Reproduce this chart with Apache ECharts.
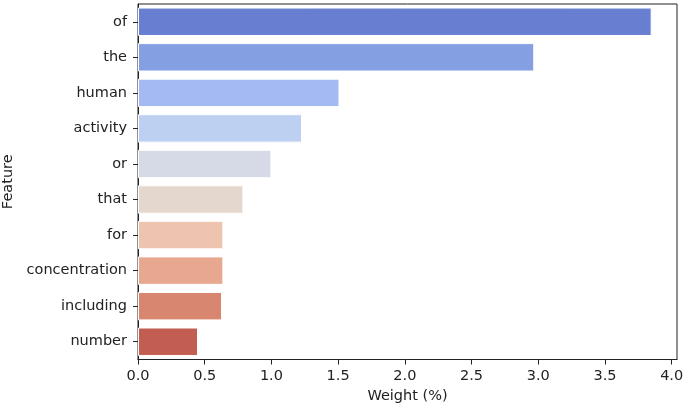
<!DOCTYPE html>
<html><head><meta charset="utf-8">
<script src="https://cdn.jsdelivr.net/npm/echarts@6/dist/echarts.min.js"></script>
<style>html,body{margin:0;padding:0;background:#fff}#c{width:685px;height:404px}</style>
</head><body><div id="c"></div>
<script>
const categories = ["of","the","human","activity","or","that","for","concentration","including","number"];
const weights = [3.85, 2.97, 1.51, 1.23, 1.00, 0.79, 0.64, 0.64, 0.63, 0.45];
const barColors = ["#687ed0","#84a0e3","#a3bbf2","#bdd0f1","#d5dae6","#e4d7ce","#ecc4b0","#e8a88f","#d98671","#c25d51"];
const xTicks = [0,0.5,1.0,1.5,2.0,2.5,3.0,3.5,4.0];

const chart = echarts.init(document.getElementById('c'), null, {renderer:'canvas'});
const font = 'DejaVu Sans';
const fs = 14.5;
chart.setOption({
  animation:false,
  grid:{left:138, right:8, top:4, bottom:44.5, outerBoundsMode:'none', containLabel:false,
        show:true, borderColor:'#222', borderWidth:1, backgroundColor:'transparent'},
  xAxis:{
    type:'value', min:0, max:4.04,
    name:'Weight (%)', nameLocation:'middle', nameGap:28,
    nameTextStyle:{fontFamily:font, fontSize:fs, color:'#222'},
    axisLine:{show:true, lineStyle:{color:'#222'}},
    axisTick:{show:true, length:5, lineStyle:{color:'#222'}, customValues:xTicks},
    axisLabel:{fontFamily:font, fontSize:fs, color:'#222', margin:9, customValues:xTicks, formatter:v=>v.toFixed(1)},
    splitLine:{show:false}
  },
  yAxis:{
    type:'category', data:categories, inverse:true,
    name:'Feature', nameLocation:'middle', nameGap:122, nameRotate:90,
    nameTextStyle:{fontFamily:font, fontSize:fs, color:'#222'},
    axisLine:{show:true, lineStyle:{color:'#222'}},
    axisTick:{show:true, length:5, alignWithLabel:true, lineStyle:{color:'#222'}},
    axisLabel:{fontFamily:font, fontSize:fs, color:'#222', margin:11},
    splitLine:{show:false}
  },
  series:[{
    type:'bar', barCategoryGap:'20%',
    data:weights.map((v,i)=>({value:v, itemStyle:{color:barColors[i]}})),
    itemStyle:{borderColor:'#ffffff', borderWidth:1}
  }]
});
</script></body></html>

_YOUR GOAL_
Repeat all the data as it stands, dropping any images it holds.

_TASK OUTPUT_
Reproduce this chart with Apache ECharts.
<!DOCTYPE html>
<html><head><meta charset="utf-8">
<script src="https://cdn.jsdelivr.net/npm/echarts@6/dist/echarts.min.js"></script>
<style>html,body{margin:0;padding:0;background:#fff}#c{width:685px;height:404px}</style>
</head><body><div id="c"></div>
<script>
const categories = ["of","the","human","activity","or","that","for","concentration","including","number"];
const weights = [3.85, 2.97, 1.51, 1.23, 1.00, 0.79, 0.64, 0.64, 0.63, 0.45];
const barColors = ["#687ed0","#84a0e3","#a3bbf2","#bdd0f1","#d5dae6","#e4d7ce","#ecc4b0","#e8a88f","#d98671","#c25d51"];
const xTicks = [0,0.5,1.0,1.5,2.0,2.5,3.0,3.5,4.0];

const chart = echarts.init(document.getElementById('c'), null, {renderer:'canvas'});
const font = 'DejaVu Sans';
const fs = 14.5;
chart.setOption({
  animation:false,
  grid:{left:138, right:8, top:4, bottom:44.5, outerBoundsMode:'none', containLabel:false,
        show:true, borderColor:'#222', borderWidth:1, backgroundColor:'transparent'},
  xAxis:{
    type:'value', min:0, max:4.04,
    name:'Weight (%)', nameLocation:'middle', nameGap:28,
    nameTextStyle:{fontFamily:font, fontSize:fs, color:'#222'},
    axisLine:{show:true, lineStyle:{color:'#222'}},
    axisTick:{show:true, length:5, lineStyle:{color:'#222'}, customValues:xTicks},
    axisLabel:{fontFamily:font, fontSize:fs, color:'#222', margin:9, customValues:xTicks, formatter:v=>v.toFixed(1)},
    splitLine:{show:false}
  },
  yAxis:{
    type:'category', data:categories, inverse:true,
    name:'Feature', nameLocation:'middle', nameGap:122, nameRotate:90,
    nameTextStyle:{fontFamily:font, fontSize:fs, color:'#222'},
    axisLine:{show:true, lineStyle:{color:'#222'}},
    axisTick:{show:true, length:5, alignWithLabel:true, lineStyle:{color:'#222'}},
    axisLabel:{fontFamily:font, fontSize:fs, color:'#222', margin:11},
    splitLine:{show:false}
  },
  series:[{
    type:'bar', barCategoryGap:'20%',
    data:weights.map((v,i)=>({value:v, itemStyle:{color:barColors[i]}})),
    itemStyle:{borderColor:'#ffffff', borderWidth:1}
  }]
});
</script></body></html>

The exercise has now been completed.